-- Begin SOURCE EXCERPT --

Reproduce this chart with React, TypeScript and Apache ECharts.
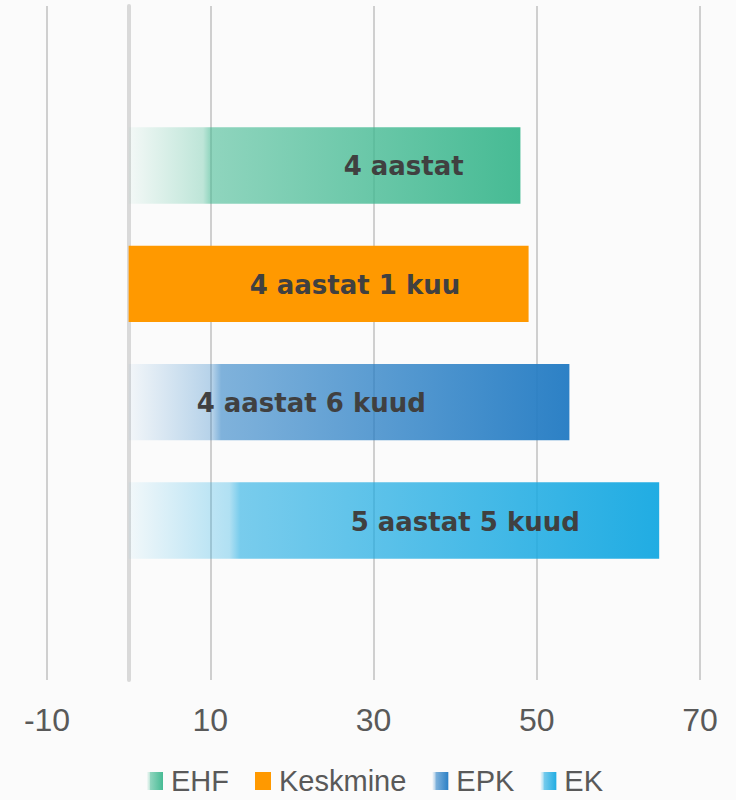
import React, { useEffect, useRef } from "react";
import * as echarts from "echarts";

const SERIES_NAMES = ["EHF", "Keskmine", "EPK", "EK"];
const VALUES = [48, 49, 54, 65];
const BAR_LABELS = ["4 aastat", "4 aastat 1 kuu", "4 aastat 6 kuud", "5 aastat 5 kuud"];
const TICKS = [-10, 10, 30, 50, 70];
const CATEGORIES = [""];

const COLORS = ["65,185,145", "255,153,0", "38,125,196", "26,170,226"];
const GRADIENT = [true, false, true, true];
const LABEL_OFFSETS = [215, 121, 68, 222];

function fill(i: number) {
  const c = COLORS[i];
  if (!GRADIENT[i]) return `rgb(${c})`;
  return new echarts.graphic.LinearGradient(0, 0, 1, 0, [
    { offset: 0, color: `rgba(${c},0.04)` },
    { offset: 0.19, color: `rgba(${c},0.33)` },
    { offset: 0.21, color: `rgba(${c},0.58)` },
    { offset: 1, color: `rgba(${c},0.97)` },
  ]);
}

export default function App() {
  const ref = useRef<HTMLDivElement>(null);
  useEffect(() => {
    if (!ref.current) return;
    document.body.style.margin = "0";
    const chart = echarts.init(ref.current, undefined, { renderer: "svg" });
    const barSeries = SERIES_NAMES.map((name, i) => ({
      name,
      type: "bar" as const,
      data: [VALUES[i]],
      z: 3,
      barGap: "55%",
      barCategoryGap: "36%",
      itemStyle: { color: fill(i) },
      label: {
        show: true,
        position: "insideLeft",
        distance: 0,
        offset: [LABEL_OFFSETS[i], 1],
        formatter: () => BAR_LABELS[i],
        fontFamily: "DejaVu Sans",
        fontWeight: "bold",
        fontSize: 26,
        color: "#404040",
      },
    }));
    chart.setOption({
      animation: false,
      backgroundColor: "#fbfbfb",
      grid: { left: 47, right: 36, top: 6, bottom: 120, containLabel: false },
      legend: {
        data: SERIES_NAMES,
        bottom: 2,
        left: 147,
        padding: 0,
        itemWidth: 16,
        itemHeight: 18,
        itemGap: 26,
        icon: "rect",
        textStyle: {
          fontFamily: "Liberation Sans, sans-serif",
          fontSize: 29,
          lineHeight: 34,
          color: "#595959",
          padding: [0, 0, 0, 3],
        },
      },
      xAxis: {
        type: "value",
        min: -10,
        max: 70,
        interval: 10,
        axisLine: { show: false },
        axisTick: { show: false },
        splitLine: { show: false },
        axisLabel: {
          margin: 24,
          fontFamily: "Liberation Sans, sans-serif",
          fontSize: 32,
          color: "#595959",
          formatter: (v: number) => (TICKS.includes(v) ? String(v) : ""),
        },
      },
      yAxis: {
        type: "category",
        data: CATEGORIES,
        axisTick: { show: false },
        axisLabel: { show: false },
        axisLine: { show: true, onZero: true, lineStyle: { color: "#d9d9d9", width: 4 } },
      },
      series: [
        {
          name: "grid",
          type: "line",
          data: [],
          z: 1,
          markLine: {
            silent: true,
            z: 1,
            symbol: "none",
            label: { show: false },
            lineStyle: { color: "#cfcfcf", width: 2, type: "solid" },
            data: TICKS.map((v) => ({ xAxis: v })),
          },
        },
        ...barSeries,
      ],
    });
    return () => chart.dispose();
  }, []);
  return <div ref={ref} style={{ position: "absolute", left: 0, top: 0, width: 736, height: 800 }} />;
}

-- End SOURCE EXCERPT --

OBJECTIVE >> Make an exact copy of the data, leaving its pictures out.

RESPONSE TO THIS EXERCISE >>
Reproduce this chart with React, TypeScript and Apache ECharts.
import React, { useEffect, useRef } from "react";
import * as echarts from "echarts";

const SERIES_NAMES = ["EHF", "Keskmine", "EPK", "EK"];
const VALUES = [48, 49, 54, 65];
const BAR_LABELS = ["4 aastat", "4 aastat 1 kuu", "4 aastat 6 kuud", "5 aastat 5 kuud"];
const TICKS = [-10, 10, 30, 50, 70];
const CATEGORIES = [""];

const COLORS = ["65,185,145", "255,153,0", "38,125,196", "26,170,226"];
const GRADIENT = [true, false, true, true];
const LABEL_OFFSETS = [215, 121, 68, 222];

function fill(i: number) {
  const c = COLORS[i];
  if (!GRADIENT[i]) return `rgb(${c})`;
  return new echarts.graphic.LinearGradient(0, 0, 1, 0, [
    { offset: 0, color: `rgba(${c},0.04)` },
    { offset: 0.19, color: `rgba(${c},0.33)` },
    { offset: 0.21, color: `rgba(${c},0.58)` },
    { offset: 1, color: `rgba(${c},0.97)` },
  ]);
}

export default function App() {
  const ref = useRef<HTMLDivElement>(null);
  useEffect(() => {
    if (!ref.current) return;
    document.body.style.margin = "0";
    const chart = echarts.init(ref.current, undefined, { renderer: "svg" });
    const barSeries = SERIES_NAMES.map((name, i) => ({
      name,
      type: "bar" as const,
      data: [VALUES[i]],
      z: 3,
      barGap: "55%",
      barCategoryGap: "36%",
      itemStyle: { color: fill(i) },
      label: {
        show: true,
        position: "insideLeft",
        distance: 0,
        offset: [LABEL_OFFSETS[i], 1],
        formatter: () => BAR_LABELS[i],
        fontFamily: "DejaVu Sans",
        fontWeight: "bold",
        fontSize: 26,
        color: "#404040",
      },
    }));
    chart.setOption({
      animation: false,
      backgroundColor: "#fbfbfb",
      grid: { left: 47, right: 36, top: 6, bottom: 120, containLabel: false },
      legend: {
        data: SERIES_NAMES,
        bottom: 2,
        left: 147,
        padding: 0,
        itemWidth: 16,
        itemHeight: 18,
        itemGap: 26,
        icon: "rect",
        textStyle: {
          fontFamily: "Liberation Sans, sans-serif",
          fontSize: 29,
          lineHeight: 34,
          color: "#595959",
          padding: [0, 0, 0, 3],
        },
      },
      xAxis: {
        type: "value",
        min: -10,
        max: 70,
        interval: 10,
        axisLine: { show: false },
        axisTick: { show: false },
        splitLine: { show: false },
        axisLabel: {
          margin: 24,
          fontFamily: "Liberation Sans, sans-serif",
          fontSize: 32,
          color: "#595959",
          formatter: (v: number) => (TICKS.includes(v) ? String(v) : ""),
        },
      },
      yAxis: {
        type: "category",
        data: CATEGORIES,
        axisTick: { show: false },
        axisLabel: { show: false },
        axisLine: { show: true, onZero: true, lineStyle: { color: "#d9d9d9", width: 4 } },
      },
      series: [
        {
          name: "grid",
          type: "line",
          data: [],
          z: 1,
          markLine: {
            silent: true,
            z: 1,
            symbol: "none",
            label: { show: false },
            lineStyle: { color: "#cfcfcf", width: 2, type: "solid" },
            data: TICKS.map((v) => ({ xAxis: v })),
          },
        },
        ...barSeries,
      ],
    });
    return () => chart.dispose();
  }, []);
  return <div ref={ref} style={{ position: "absolute", left: 0, top: 0, width: 736, height: 800 }} />;
}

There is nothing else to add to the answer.